Mediolanum, il Fisco esige 344 milioni

Nel mirino il gruppo di consulenza finanziaria controllato dalla famiglia Doris e dalla Fininvest di Silvio Berlusconi. L’Agenzia delle Entrate “punta” sui rapporti con la controllata irlandese Mediolanum International Funds. Banca Mediolanum e Mediolanum Vita, due delle società del gruppo, si sono viste recapitare una serie di avvisi di accertamento fiscale riferiti agli esercizi 2005, 2006 e 2007 per complessivi 323,4 milioni di euro, tra imposte non pagate e sanzioni, che si aggiungono ai 20,8 milioni di euro già contestati nel 2010. Gli avvisi di accertamento, l’atto con cui il Fisco contesta formalmente il mancato pagamento di imposte, segue a un’ispezione della Guardia di Finanza, tra il settembre 2010 e il febbraio 2011, e ad accertamenti dell’Agenzia delle Entrate. Non è escluso, peraltro, che il conto possa in futuro farsi più salato, avendo i Finanzieri esaminato anche gli esercizi 2008 e 2009. L’Agenzia delle Entrate contesta il “livello di retrocessione”, giudicato inferiore ai parametri di mercato, delle commissioni incassate dalla controllata irlandese a Mediolanum Vita e Banca Mediolanum. Il sospetto è che il gruppo mantenga su Dublino una quota incongrua dei propri ricavi, così da sottoporli alla mano più leggera del fisco irlandese.

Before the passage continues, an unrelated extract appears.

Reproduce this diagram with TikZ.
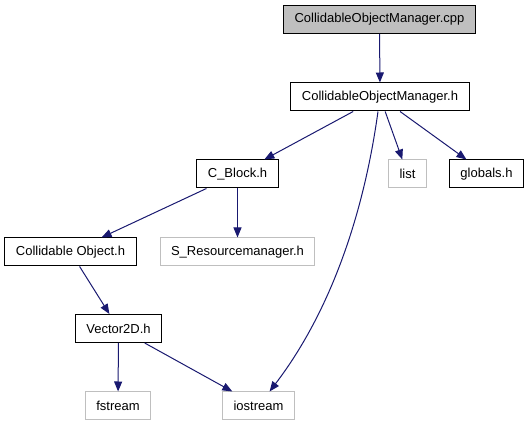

Secondo l’Agenzia delle Entrate, l’imponibile sottratto al fisco italiano tra il 2005 e il 2007 ammonterebbe a circa mezzo miliardo. Mediolanum che ha definito l’analisi del Fisco “illegittima” ed “errata” per quanto riguarda il calcolo del maggiore imponibile n nonché “illegittima quanto alle sanzioni”. Tuttavia, anche “in ragione della complessità della materia”, il gruppo di Doris ha deciso di attivare la procedura arbitrale europea sulle doppie imposizioni e rimettere così “la soluzione della controversia alle competenti autorità fiscali italiane e irlandesi” che a questo punto dovranno decidere quale è la quota di imponibile che spetta ai due Paesi. In ogni caso, forte dal parere dei suoi consulenti, Mediolanum ritiene che i prezzi di retrocessione delle commissioni “rientrano nel range di valori di libero mercato individuati da economisti indipendenti”. Ritenendo il rischio di soccombenza solo possibile e non quantificabile non sono stati effettuati stanziamenti in bilancio.